### [What to do]
Print the full listing exactly.

### [Given information]
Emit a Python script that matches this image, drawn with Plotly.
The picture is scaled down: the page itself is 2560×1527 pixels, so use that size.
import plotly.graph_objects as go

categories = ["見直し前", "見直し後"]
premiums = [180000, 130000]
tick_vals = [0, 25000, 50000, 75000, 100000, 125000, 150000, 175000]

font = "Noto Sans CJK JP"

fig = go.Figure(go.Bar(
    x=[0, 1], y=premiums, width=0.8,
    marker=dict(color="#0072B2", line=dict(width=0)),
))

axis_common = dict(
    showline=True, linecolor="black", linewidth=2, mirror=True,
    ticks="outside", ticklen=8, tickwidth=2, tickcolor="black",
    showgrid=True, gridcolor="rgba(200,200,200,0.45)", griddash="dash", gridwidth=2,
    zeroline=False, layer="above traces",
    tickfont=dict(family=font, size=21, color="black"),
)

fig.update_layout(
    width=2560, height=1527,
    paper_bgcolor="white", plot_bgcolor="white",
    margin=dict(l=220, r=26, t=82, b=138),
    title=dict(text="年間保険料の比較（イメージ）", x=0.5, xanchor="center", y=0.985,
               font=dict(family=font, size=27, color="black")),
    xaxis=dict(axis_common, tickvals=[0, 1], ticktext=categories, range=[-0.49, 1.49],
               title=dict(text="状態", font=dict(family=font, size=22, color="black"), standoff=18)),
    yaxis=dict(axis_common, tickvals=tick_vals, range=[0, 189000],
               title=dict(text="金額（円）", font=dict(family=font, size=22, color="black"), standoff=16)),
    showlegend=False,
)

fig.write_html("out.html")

### [Full response]
Emit a Python script that matches this image, drawn with Plotly.
The picture is scaled down: the page itself is 2560×1527 pixels, so use that size.
import plotly.graph_objects as go

categories = ["見直し前", "見直し後"]
premiums = [180000, 130000]
tick_vals = [0, 25000, 50000, 75000, 100000, 125000, 150000, 175000]

font = "Noto Sans CJK JP"

fig = go.Figure(go.Bar(
    x=[0, 1], y=premiums, width=0.8,
    marker=dict(color="#0072B2", line=dict(width=0)),
))

axis_common = dict(
    showline=True, linecolor="black", linewidth=2, mirror=True,
    ticks="outside", ticklen=8, tickwidth=2, tickcolor="black",
    showgrid=True, gridcolor="rgba(200,200,200,0.45)", griddash="dash", gridwidth=2,
    zeroline=False, layer="above traces",
    tickfont=dict(family=font, size=21, color="black"),
)

fig.update_layout(
    width=2560, height=1527,
    paper_bgcolor="white", plot_bgcolor="white",
    margin=dict(l=220, r=26, t=82, b=138),
    title=dict(text="年間保険料の比較（イメージ）", x=0.5, xanchor="center", y=0.985,
               font=dict(family=font, size=27, color="black")),
    xaxis=dict(axis_common, tickvals=[0, 1], ticktext=categories, range=[-0.49, 1.49],
               title=dict(text="状態", font=dict(family=font, size=22, color="black"), standoff=18)),
    yaxis=dict(axis_common, tickvals=tick_vals, range=[0, 189000],
               title=dict(text="金額（円）", font=dict(family=font, size=22, color="black"), standoff=16)),
    showlegend=False,
)

fig.write_html("out.html")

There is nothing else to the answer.